*Set problem*.
Leaving out all pictures, copy exactly the lines from the one containing "What React, TypeScript" down to the one containing "import * as", both of them included.

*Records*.
'''

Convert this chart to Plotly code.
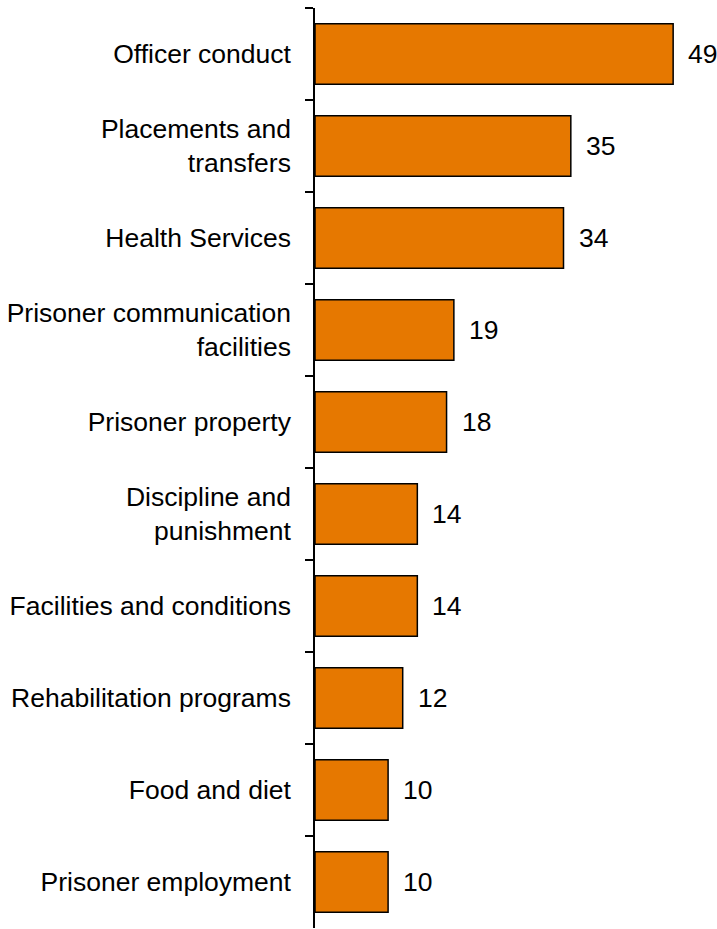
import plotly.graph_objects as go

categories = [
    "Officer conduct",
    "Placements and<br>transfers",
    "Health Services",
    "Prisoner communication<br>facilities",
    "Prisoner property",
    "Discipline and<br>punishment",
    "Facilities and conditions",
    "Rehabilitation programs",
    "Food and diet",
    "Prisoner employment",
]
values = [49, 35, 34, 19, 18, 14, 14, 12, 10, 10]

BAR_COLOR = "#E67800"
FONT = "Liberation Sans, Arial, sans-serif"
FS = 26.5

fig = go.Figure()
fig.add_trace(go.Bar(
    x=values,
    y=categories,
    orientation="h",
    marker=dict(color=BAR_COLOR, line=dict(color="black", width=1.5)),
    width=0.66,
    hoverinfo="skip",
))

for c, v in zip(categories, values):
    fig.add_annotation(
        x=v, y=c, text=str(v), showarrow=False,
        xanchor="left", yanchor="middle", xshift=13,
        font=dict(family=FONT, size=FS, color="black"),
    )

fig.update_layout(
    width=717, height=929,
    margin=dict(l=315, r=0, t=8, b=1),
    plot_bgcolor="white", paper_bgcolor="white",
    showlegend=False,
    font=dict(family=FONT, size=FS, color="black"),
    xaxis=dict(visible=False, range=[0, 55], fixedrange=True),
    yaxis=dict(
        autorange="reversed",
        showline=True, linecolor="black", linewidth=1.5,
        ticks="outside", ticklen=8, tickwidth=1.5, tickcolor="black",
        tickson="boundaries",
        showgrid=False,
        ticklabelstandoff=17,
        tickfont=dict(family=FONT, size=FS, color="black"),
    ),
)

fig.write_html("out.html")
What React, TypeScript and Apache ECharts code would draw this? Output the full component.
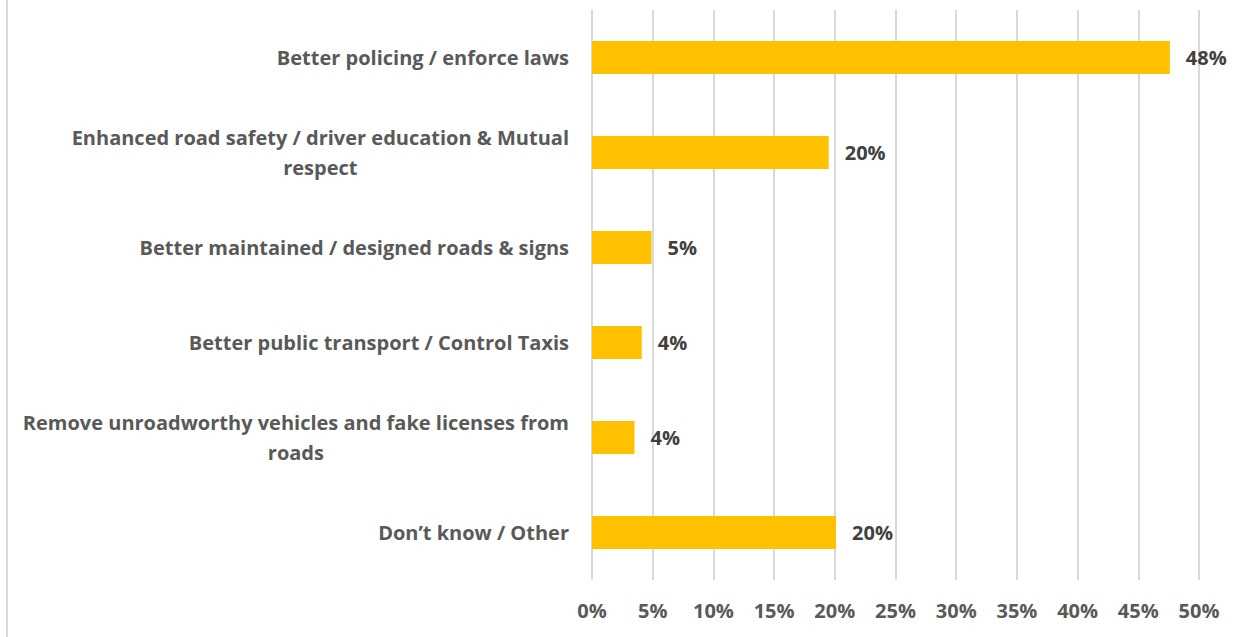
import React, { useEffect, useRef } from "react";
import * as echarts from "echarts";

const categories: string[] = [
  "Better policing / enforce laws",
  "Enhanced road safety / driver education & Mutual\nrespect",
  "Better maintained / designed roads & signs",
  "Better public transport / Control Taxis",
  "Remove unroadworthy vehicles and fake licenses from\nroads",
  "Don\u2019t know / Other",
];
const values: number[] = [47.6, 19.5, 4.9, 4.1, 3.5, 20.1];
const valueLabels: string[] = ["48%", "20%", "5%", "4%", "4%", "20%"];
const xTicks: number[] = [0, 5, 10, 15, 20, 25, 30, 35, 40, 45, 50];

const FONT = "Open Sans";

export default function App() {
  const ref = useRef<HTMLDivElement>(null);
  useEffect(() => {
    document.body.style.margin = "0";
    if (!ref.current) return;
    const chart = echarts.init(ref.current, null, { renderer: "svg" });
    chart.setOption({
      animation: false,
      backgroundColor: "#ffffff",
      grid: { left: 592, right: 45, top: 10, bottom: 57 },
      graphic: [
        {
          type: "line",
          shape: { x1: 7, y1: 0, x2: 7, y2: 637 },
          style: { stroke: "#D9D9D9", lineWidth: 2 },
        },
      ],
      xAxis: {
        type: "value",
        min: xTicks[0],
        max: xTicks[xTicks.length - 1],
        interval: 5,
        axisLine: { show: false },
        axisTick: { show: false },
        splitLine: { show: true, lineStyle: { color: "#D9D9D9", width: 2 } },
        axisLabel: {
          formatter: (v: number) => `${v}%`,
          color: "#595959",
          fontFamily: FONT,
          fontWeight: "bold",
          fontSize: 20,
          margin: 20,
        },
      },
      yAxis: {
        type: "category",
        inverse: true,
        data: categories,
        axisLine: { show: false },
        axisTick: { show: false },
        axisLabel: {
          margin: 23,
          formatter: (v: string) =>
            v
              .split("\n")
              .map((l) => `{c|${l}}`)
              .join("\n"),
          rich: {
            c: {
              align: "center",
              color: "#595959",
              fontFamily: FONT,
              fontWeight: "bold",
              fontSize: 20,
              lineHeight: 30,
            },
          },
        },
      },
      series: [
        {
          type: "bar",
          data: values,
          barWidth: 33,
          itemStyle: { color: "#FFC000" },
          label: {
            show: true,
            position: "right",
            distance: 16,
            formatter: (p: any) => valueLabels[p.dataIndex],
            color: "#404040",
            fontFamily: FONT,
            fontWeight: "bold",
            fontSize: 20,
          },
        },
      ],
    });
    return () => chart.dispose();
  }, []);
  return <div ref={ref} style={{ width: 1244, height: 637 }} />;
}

'''

*Reply to the task*.
What React, TypeScript and Apache ECharts code would draw this? Output the full component.
import React, { useEffect, useRef } from "react";
import * as echarts from "echarts";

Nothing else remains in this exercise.